Vinyl Night: Collapses Will Happen

“What’s a good night for Dave to come over for Vinyl Night?” I asked my wife Sandy recently.

She rolled her eyes magnificently and exclaimed “Vinyl Night? There is no good night for Vinyl Night!”

And why did she say that? Because when my excellent pal Dave comes over for Vinyl Night, as he does once or twice a year, we listen to a genre of music that Sandy, to say the least, hates. “I don’t consider it to be music,” she explained to me succinctly during dinner not long ago. Understood.

And you know what? Boatloads of people would agree with her, but they can’t, because most folks have never experienced this kind of music. Don’t know that it exists. Here’s what I’m talking about: On Vinyl Nights, Dave and I gorge on jazz of the avant-garde variety. The wild and aggressive type in which melody often is minimal and screeching horns and thrashing drums are the norm. The type that might well be described as seismic in quality and in effect, as will become apparent.

Free jazz. That’s the name that has stuck to this fringe music which began to emerge in the mid-1950s. And liberating it is. The musicians are free to roam far and wide. And the music opens the minds and loosens the emotional chains of those listeners who like it, such as Dave and I, tossing us around like hold-on-for-your-lives roller coaster riders.

Sandy relented and Dave ended up coming over on a Wednesday night, because that was when she had plans to watch a lot of prime time television in the upstairs bedroom. Dave and I, in the living room, would be free to crank up the stereo system’s volume as high as we might. Turns out that wasn’t a good idea.

Vinyl Night's albums photographed on bunker floor before Vinyl Night began.
Vinyl Night’s albums photographed in basement before Vinyl Night began.

In preparation for each Vinyl Night I head to the basement room where my most prized possession resides: my vinyl album collection. I’ve got a ton of albums. Lots of musical styles. Never got rid of any of them, one of the smart calls I’ve made in life.

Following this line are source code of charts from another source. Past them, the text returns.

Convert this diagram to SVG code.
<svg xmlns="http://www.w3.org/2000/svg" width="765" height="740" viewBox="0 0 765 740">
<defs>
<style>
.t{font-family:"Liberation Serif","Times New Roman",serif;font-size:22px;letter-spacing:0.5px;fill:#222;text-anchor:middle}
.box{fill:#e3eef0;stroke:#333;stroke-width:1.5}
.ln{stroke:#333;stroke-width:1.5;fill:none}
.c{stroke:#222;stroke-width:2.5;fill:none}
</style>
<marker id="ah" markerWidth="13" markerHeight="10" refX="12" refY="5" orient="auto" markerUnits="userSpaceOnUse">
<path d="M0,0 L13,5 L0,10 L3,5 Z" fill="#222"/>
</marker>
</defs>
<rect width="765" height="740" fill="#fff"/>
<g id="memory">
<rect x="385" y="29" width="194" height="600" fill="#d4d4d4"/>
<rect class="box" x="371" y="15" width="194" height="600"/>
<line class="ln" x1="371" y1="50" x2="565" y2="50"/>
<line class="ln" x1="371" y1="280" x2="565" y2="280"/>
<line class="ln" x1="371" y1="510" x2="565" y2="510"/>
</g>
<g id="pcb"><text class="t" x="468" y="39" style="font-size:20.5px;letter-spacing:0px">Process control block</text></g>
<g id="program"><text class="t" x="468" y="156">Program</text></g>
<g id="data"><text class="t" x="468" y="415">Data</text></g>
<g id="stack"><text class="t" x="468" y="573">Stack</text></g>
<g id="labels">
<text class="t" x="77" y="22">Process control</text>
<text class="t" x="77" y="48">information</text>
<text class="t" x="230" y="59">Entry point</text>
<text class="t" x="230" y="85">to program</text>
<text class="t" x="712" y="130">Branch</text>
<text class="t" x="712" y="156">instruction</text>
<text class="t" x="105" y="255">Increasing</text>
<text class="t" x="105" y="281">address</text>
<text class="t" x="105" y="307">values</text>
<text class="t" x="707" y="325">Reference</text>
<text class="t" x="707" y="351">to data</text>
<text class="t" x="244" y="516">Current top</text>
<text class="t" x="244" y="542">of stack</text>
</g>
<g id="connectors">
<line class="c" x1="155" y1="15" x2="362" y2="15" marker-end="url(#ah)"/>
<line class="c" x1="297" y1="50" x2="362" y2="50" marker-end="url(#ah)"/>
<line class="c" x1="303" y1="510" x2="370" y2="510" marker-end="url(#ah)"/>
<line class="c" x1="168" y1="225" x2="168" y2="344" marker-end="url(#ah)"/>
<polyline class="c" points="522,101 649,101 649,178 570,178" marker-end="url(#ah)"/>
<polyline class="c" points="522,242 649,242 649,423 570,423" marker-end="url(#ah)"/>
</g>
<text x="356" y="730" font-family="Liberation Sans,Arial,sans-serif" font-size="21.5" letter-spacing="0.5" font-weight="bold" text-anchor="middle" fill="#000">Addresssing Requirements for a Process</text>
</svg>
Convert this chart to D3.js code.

On the afternoon of this most recent occasion I  walked to the shelves holding the discs and made the selections for that evening’s Vinyl Night. Albums by Jimmy Lyons, Roswell Rudd, Grachan Moncur III, Art Ensemble Of Chicago,  Archie Shepp, John Carter/Bobby Bradford, and Albert Ayler. Household names, no? As always, Dave and I would listen to one side of each album.

The three albums that caused problems. Photographed in bunker before Vinyl Night began.
The three albums that caused problems. Photographed in basement before Vinyl Night began.

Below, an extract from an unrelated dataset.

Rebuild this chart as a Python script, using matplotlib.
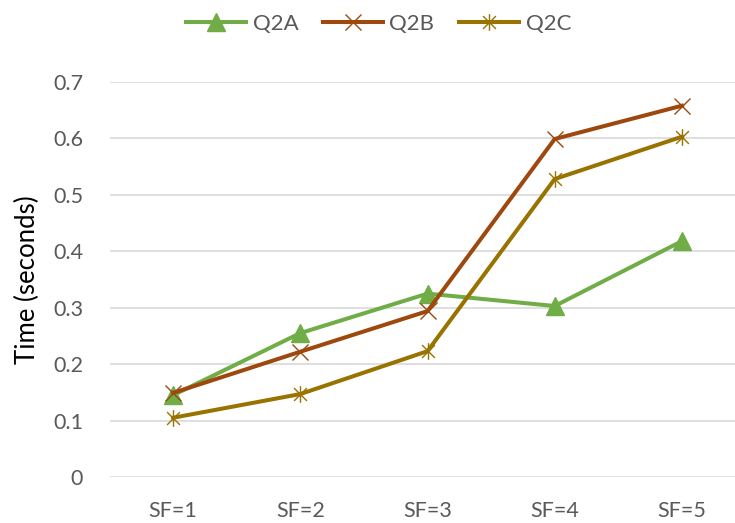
import matplotlib
matplotlib.use("Agg")
import matplotlib.pyplot as plt
from matplotlib.path import Path

categories = ["SF=1", "SF=2", "SF=3", "SF=4", "SF=5"]
q2a = [0.145, 0.255, 0.325, 0.303, 0.418]
q2b = [0.149, 0.222, 0.294, 0.599, 0.658]
q2c = [0.105, 0.147, 0.223, 0.528, 0.603]
yticks = [0, 0.1, 0.2, 0.3, 0.4, 0.5, 0.6, 0.7]
ytick_labels = ["0", "0.1", "0.2", "0.3", "0.4", "0.5", "0.6", "0.7"]

plt.rcParams['font.family'] = ['Lato', 'DejaVu Sans']
text_color = "#595959"

star = Path([(-1, -1), (1, 1), (-1, 1), (1, -1), (0, -1.3), (0, 1.3)],
            [Path.MOVETO, Path.LINETO, Path.MOVETO, Path.LINETO, Path.MOVETO, Path.LINETO])

fig = plt.figure(figsize=(7.35, 5.23), dpi=100)
ax = fig.add_axes([109.5/735, 46/523, 636/735, 395/523])
x = list(range(len(categories)))
lw = 2.9
ax.plot(x, q2a, color="#70AD47", lw=lw, marker="^", ms=12.5, label="Q2A", zorder=3)
ax.plot(x, q2b, color="#9E480E", lw=lw, marker="x", ms=12, mew=1.0, label="Q2B", zorder=4)
ax.plot(x, q2c, color="#997300", lw=lw, marker=star, ms=12, mew=1.0, label="Q2C", zorder=4)

ax.set_xlim(-0.5, 4.5)
ax.set_ylim(0, 0.7)
ax.set_yticks(yticks)
ax.set_yticklabels(ytick_labels)
ax.set_xticks(x)
ax.set_xticklabels(categories)
ax.grid(axis="y", color="#D9D9D9", lw=1.2)
ax.set_axisbelow(True)
for s in ax.spines.values():
    s.set_visible(False)
ax.tick_params(length=0, labelsize=15.5, colors=text_color)
ax.tick_params(axis="y", pad=19)
ax.tick_params(axis="x", pad=17, labelsize=15.5)
ax.set_ylabel("Time (seconds)", fontsize=18.5, color="black", labelpad=9)

fig.legend(loc="upper center", bbox_to_anchor=(0.515, 1.012), ncol=3, frameon=False,
           fontsize=16, labelcolor=text_color, handlelength=2.7, columnspacing=1.1,
           handletextpad=0.3)

fig.savefig("out.png", dpi=100)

Dave arrived around 8:00 PM. Sandy gave him a hug and walked upstairs, not to be seen again for a couple of hours. I placed side one of Jimmy Lyons’ Other Afternoons (recorded in 1969) on the turntable and an evening of fun, then mayhem, began. Jimmy Lyons no longer is with us, but his recordings live on with force. And force is what soon blew through the stereo speakers in my living room. The title track, Other Afternoons, began calmly enough. Didn’t take long however for alto saxophonist Lyons and his cohorts to wail and fly as though demons were on their tails and gaining fast (click here to listen). That’s when Dave and I thought we heard the sounds of wood and plaster creaking a bit more than they should in an old house. We put those thoughts out of our minds.

Several albums later a firestorm hit the turntable, Archie Shepp’s The Magic Of Ju-Ju (recorded in 1967). The title song, occupying all of side one, made Other Afternoons sound like a wimp. Shepp, whose career began in the early 1960s and who is alive and kicking, hit the ground at Usain Bolt speed, screaming on his tenor saxophone for 18 minutes over a drumming cacophony (click here to listen). I was amazed, mesmerized and kind of in a daze. Dave too. That’s the power of Shepp. We definitely heard those creaking sounds again, some rumbling ones also, but put them out of our minds.

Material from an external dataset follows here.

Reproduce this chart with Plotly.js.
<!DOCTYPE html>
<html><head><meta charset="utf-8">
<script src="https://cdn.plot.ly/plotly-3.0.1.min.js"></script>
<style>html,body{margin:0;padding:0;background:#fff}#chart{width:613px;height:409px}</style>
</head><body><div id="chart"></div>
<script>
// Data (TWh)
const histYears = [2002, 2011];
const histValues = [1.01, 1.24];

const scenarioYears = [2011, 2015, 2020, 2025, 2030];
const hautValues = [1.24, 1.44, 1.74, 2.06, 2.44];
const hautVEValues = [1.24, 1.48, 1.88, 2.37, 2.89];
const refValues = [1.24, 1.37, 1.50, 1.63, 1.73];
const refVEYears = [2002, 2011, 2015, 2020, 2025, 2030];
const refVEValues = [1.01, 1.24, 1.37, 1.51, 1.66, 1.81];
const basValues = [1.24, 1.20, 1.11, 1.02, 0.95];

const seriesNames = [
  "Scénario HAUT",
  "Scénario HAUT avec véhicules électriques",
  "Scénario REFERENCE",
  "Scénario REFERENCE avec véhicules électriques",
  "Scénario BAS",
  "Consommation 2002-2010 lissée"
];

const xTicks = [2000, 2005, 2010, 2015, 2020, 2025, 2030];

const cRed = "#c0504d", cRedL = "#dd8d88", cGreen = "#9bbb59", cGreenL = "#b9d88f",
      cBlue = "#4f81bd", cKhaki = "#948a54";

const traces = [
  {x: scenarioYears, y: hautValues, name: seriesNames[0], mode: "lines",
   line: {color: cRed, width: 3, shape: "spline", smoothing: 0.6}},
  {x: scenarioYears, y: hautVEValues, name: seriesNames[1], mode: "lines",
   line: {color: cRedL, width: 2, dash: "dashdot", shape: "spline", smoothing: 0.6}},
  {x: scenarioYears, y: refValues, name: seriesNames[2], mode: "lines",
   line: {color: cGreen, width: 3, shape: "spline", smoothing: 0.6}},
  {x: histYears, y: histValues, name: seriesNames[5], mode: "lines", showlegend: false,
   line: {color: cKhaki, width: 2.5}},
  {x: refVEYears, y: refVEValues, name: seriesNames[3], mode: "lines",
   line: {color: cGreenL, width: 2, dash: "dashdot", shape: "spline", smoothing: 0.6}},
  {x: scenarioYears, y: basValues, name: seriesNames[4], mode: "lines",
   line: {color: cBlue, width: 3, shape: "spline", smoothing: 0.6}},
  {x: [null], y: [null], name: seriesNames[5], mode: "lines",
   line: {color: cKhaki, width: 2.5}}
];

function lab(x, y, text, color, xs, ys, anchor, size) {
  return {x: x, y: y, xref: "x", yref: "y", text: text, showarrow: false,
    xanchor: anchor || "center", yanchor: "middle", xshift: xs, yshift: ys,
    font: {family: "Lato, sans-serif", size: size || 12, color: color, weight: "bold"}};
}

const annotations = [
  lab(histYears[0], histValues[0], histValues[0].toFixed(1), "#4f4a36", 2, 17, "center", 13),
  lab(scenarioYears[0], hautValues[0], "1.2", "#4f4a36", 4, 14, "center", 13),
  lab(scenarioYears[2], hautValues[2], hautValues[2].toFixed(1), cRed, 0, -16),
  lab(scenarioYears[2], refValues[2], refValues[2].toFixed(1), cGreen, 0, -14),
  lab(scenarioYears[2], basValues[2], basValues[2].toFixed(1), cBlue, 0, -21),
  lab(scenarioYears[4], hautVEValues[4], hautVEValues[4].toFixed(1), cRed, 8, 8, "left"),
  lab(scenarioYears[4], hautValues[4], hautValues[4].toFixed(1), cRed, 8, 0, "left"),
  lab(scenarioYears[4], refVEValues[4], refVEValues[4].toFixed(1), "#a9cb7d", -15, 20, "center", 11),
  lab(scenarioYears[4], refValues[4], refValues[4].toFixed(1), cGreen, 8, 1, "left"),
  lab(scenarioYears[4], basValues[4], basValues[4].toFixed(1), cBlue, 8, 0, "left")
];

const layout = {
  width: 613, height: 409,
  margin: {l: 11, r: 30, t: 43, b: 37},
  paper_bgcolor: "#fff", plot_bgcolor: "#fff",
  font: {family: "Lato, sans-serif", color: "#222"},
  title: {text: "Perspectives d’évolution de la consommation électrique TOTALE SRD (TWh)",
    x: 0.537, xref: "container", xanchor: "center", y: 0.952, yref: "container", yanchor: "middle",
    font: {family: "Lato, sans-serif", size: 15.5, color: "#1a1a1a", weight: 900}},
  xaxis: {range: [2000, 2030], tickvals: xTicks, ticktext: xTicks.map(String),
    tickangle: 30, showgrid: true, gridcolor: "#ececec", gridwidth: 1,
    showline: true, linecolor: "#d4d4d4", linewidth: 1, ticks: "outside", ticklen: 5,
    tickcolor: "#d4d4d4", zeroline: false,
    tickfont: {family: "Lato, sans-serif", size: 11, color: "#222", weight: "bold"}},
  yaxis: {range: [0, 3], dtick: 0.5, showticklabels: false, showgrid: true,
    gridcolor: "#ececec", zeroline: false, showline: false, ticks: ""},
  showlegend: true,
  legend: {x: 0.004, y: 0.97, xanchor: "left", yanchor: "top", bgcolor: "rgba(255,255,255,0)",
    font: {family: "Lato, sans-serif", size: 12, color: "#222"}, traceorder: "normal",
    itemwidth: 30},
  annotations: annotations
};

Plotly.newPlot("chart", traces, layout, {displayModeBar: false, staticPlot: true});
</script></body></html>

The problems became undeniable a couple of albums after Shepp’s. Tenorman Albert Ayler, long gone, went stratospheric at around the six minute mark of Spirits Rejoice (recorded in 1966), which takes up all of side three on The Village Concerts double album (click here to listen). My house couldn’t take it any longer. Plaster started falling from the living room ceiling. The living room floorboards began to buckle and give way. Good things weren’t happening upstairs either. Sandy came running down the stairs. “I really, really hate this music,” she yelled as she and I and Dave bolted out the front door. We stood in disbelief on the sidewalk as Sandy’s and my suburban home dropped to the ground. The house’s descent took a long time and was extremely jarring, just like the saxophone, trumpet and other instrumental solos that Dave and I grooved to on that most infamous of Vinyl Nights.

The next day I called my Allstate agent. I described the bizarre situation to her. She said, “You’re out of luck, Neil. Your homeowners policy specifically prohibits you from playing any free jazz above the 80-decibel level. Allstate isn’t going to pay you a cent. We may be the ‘you’re in good hands’ people, like our logo says, but we’re not fools like you!”